ETL - Extract, Transform, Load
What ETL is, how it powers data pipelines, and how it compares to ELT for modern data architectures.
ETL (Extract, Transform, Load) is a data integration pattern that moves data from source systems to a destination system. Data is extracted from source systems, transformed (cleaned, enriched, aggregated, reformatted) in a processing layer, and loaded into the target system (data warehouse, data lake, or feature store).
How It Works
Extract reads data from source systems: databases, APIs, files, streaming sources, SaaS applications. Extraction can be full (all data) or incremental (only changes since the last extraction).
Transform applies business logic to the extracted data: data type conversion, null handling, deduplication, joins across sources, aggregation, validation, and enrichment. Transformations ensure data quality and conformance to the target schema.
Load writes the transformed data to the target system in the expected format and schema.

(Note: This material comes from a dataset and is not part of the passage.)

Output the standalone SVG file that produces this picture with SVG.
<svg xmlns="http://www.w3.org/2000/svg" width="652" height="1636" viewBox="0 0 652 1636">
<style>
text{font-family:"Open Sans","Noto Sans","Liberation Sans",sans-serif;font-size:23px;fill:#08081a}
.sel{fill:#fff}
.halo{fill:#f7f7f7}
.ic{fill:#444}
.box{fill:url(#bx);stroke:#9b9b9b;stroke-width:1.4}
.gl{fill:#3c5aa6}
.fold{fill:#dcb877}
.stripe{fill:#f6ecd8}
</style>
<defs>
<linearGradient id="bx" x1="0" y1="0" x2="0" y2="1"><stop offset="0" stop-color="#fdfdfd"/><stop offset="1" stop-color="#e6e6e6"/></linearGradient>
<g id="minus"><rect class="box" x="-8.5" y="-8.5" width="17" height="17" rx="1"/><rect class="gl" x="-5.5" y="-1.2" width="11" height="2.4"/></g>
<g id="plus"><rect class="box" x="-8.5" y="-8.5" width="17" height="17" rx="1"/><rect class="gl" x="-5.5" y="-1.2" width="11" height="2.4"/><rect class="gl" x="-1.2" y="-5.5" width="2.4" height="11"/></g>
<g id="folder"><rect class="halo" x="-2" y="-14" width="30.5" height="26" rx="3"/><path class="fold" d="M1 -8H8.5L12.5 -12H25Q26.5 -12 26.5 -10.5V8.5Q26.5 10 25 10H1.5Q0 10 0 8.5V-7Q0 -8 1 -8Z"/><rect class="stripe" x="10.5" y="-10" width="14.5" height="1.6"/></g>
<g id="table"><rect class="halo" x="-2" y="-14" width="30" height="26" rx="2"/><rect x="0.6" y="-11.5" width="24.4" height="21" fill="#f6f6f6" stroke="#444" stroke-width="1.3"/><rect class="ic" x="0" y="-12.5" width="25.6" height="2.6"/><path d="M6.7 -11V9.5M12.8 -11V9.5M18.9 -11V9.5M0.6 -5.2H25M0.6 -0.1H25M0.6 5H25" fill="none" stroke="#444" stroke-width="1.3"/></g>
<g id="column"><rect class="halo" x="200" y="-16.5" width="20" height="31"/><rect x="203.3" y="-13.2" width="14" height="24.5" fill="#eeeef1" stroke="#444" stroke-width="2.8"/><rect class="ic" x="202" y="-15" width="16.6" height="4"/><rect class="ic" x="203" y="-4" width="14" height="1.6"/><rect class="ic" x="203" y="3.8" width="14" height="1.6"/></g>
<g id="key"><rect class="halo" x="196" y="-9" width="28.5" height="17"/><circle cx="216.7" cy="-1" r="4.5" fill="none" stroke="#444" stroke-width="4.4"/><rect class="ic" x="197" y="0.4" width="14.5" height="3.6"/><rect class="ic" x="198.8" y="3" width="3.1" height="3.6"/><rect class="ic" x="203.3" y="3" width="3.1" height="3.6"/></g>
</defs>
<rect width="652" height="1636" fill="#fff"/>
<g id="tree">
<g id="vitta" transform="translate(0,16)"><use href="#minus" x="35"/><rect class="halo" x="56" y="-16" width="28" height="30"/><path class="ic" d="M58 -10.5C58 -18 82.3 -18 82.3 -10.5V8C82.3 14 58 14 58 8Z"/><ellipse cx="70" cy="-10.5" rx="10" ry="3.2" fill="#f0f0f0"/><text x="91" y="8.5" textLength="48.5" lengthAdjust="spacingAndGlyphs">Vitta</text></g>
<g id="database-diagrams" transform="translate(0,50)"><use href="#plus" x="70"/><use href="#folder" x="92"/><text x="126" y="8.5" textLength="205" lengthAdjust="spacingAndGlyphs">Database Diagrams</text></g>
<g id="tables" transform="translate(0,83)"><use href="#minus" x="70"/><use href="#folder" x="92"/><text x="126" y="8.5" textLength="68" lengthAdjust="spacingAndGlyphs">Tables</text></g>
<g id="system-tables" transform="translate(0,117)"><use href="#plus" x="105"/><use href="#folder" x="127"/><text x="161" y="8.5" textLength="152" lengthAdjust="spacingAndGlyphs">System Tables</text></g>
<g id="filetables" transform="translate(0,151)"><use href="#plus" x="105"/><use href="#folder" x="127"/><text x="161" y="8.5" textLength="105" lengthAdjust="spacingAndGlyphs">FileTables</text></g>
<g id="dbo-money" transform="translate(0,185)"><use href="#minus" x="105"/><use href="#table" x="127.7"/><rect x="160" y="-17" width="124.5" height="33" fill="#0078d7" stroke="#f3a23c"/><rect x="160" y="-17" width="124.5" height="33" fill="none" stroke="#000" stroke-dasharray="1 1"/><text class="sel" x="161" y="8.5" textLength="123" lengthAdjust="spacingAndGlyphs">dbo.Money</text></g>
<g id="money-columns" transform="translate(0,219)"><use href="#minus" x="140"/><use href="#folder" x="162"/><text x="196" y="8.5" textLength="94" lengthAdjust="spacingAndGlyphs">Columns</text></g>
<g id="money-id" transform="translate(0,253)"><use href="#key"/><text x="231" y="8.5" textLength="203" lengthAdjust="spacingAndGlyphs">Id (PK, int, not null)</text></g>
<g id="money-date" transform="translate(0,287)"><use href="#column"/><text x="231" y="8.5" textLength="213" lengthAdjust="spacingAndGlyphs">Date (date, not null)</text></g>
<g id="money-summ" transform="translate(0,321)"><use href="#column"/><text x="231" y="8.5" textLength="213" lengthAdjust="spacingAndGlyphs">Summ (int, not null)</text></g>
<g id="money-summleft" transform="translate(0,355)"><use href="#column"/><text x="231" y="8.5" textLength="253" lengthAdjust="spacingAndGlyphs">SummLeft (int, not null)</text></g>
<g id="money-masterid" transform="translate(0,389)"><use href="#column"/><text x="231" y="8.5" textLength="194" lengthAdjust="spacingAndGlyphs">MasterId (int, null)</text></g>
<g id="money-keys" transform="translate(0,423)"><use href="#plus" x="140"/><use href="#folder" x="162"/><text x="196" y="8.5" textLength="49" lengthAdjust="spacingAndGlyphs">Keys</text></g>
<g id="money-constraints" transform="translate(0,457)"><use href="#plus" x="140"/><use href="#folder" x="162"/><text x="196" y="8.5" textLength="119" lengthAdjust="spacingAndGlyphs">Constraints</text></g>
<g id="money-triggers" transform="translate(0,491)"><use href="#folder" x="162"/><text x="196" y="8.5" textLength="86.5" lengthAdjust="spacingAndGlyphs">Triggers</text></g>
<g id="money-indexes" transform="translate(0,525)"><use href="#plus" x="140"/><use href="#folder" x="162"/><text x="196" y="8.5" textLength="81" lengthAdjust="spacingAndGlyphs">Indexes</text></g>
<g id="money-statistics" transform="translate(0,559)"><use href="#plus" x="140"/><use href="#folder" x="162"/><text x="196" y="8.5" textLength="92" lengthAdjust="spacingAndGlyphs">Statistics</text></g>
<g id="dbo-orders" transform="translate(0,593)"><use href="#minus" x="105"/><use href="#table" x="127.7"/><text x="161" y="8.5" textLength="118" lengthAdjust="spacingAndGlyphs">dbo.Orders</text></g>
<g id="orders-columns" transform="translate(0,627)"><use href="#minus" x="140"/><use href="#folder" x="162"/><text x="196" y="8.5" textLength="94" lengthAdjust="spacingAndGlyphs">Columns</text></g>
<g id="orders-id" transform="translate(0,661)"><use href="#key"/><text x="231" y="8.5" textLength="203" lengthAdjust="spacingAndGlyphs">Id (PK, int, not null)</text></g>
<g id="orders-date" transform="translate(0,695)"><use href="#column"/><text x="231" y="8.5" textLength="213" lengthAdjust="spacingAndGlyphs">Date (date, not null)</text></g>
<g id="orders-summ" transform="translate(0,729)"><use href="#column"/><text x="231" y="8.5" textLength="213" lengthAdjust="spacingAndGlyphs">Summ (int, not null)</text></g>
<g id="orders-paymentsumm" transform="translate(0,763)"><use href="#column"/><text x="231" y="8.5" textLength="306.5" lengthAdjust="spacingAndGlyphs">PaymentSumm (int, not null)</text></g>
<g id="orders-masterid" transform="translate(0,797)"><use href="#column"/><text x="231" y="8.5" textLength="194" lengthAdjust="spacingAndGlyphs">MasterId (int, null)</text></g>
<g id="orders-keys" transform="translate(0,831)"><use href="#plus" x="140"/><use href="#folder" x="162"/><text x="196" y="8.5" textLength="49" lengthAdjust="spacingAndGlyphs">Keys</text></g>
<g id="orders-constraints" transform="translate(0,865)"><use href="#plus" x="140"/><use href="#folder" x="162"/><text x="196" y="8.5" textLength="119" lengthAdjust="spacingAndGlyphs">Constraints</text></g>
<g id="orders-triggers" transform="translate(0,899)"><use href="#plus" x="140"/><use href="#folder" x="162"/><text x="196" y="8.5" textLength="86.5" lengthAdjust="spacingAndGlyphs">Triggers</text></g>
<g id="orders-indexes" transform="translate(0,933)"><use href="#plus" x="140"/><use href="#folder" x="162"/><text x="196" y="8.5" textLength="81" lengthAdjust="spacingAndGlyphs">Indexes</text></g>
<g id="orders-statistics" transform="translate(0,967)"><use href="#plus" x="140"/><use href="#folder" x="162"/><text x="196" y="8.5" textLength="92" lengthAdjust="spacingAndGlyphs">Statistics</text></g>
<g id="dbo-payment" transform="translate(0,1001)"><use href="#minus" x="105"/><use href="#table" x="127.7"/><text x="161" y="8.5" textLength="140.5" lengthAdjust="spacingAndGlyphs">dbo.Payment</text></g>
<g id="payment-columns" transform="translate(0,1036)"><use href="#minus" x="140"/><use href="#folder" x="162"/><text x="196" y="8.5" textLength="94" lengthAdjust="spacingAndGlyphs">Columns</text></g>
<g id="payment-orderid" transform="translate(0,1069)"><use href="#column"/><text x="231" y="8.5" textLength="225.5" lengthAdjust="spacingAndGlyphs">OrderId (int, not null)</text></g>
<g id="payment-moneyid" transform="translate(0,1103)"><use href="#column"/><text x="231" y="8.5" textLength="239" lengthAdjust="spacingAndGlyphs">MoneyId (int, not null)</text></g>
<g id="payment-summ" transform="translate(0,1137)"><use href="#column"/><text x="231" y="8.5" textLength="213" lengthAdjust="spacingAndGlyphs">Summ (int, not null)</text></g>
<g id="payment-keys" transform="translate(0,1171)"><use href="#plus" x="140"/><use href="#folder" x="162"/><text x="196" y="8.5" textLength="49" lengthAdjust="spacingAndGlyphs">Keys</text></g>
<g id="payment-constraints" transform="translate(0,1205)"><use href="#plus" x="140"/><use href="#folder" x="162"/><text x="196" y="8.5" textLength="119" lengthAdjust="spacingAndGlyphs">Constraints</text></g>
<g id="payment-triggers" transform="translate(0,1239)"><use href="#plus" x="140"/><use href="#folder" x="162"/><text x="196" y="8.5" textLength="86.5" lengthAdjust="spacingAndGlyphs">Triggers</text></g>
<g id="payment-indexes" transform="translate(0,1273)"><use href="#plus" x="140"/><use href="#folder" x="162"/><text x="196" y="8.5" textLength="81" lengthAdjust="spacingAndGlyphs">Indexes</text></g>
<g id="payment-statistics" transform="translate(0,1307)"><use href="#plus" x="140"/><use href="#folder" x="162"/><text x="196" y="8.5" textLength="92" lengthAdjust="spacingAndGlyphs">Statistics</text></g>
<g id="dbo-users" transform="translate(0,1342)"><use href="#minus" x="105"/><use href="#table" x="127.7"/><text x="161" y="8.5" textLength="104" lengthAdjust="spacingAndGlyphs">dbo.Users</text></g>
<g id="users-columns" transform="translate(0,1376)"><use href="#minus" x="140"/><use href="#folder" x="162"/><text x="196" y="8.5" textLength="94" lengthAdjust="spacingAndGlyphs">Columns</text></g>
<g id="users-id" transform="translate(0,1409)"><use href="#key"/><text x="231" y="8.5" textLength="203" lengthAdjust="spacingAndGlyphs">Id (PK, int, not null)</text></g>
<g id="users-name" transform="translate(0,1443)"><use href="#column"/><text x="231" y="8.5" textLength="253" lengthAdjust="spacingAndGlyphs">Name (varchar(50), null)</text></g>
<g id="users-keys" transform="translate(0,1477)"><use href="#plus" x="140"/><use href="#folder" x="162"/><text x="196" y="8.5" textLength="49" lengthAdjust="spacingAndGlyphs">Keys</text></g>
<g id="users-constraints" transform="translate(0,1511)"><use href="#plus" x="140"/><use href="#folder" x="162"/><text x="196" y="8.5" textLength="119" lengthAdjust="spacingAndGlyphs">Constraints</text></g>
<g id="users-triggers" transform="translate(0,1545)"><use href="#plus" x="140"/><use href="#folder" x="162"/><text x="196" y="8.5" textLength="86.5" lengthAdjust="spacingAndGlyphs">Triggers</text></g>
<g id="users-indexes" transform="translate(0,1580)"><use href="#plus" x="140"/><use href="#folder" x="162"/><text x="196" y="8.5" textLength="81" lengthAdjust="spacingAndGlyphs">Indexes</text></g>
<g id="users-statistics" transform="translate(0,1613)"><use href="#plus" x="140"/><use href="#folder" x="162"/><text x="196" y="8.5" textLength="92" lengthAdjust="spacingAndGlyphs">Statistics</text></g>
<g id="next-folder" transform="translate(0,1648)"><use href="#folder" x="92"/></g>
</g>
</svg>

AWS Glue is the managed ETL service on AWS. It provides serverless Spark-based processing, a visual ETL editor, automatic schema discovery, and a data catalog. Glue jobs can transform data in S3, load into Redshift, or prepare data for ML training.
Why It Matters for AI
AI systems depend on clean, well-structured data. ETL pipelines are the mechanism that transforms raw operational data into training datasets, feature tables, and evaluation benchmarks. Poor ETL (missing values, duplicates, stale data, incorrect joins) directly degrades model quality. Investing in robust ETL is often the highest-leverage action for improving AI outcomes.
ETL vs. ELT
Traditional ETL transforms data before loading. Modern ELT loads raw data first and transforms within the destination system (using the warehouse’s compute power). ELT is preferred when the destination has powerful compute (Redshift, BigQuery), when you want to preserve raw data, and when transformation requirements evolve frequently.
Practical Guidance
Use incremental extraction whenever possible to reduce processing time and cost. Implement data quality checks within the pipeline (row counts, null rates, value ranges) and fail loudly when quality degrades. Version your transformation logic in source control. Schedule pipeline monitoring to detect failures before downstream consumers (dashboards, models) are affected.
Sources
- Kimball, R., & Caserta, J. (2004). The Data Warehouse ETL Toolkit. Wiley. (Definitive ETL reference; covers extraction strategies, transformation patterns, and error handling.)
- Kleppmann, M. (2017). Designing Data-Intensive Applications. O’Reilly Media. Chapter 10: Batch Processing. (Theoretical treatment of data transformation pipelines; MapReduce and Spark as the foundations of modern ETL.)
- Zaharia, M., et al. (2012). Resilient distributed datasets: A fault-tolerant abstraction for in-memory cluster computing. NSDI 2012. (Spark RDDs; the compute engine underlying AWS Glue and most large-scale ETL.)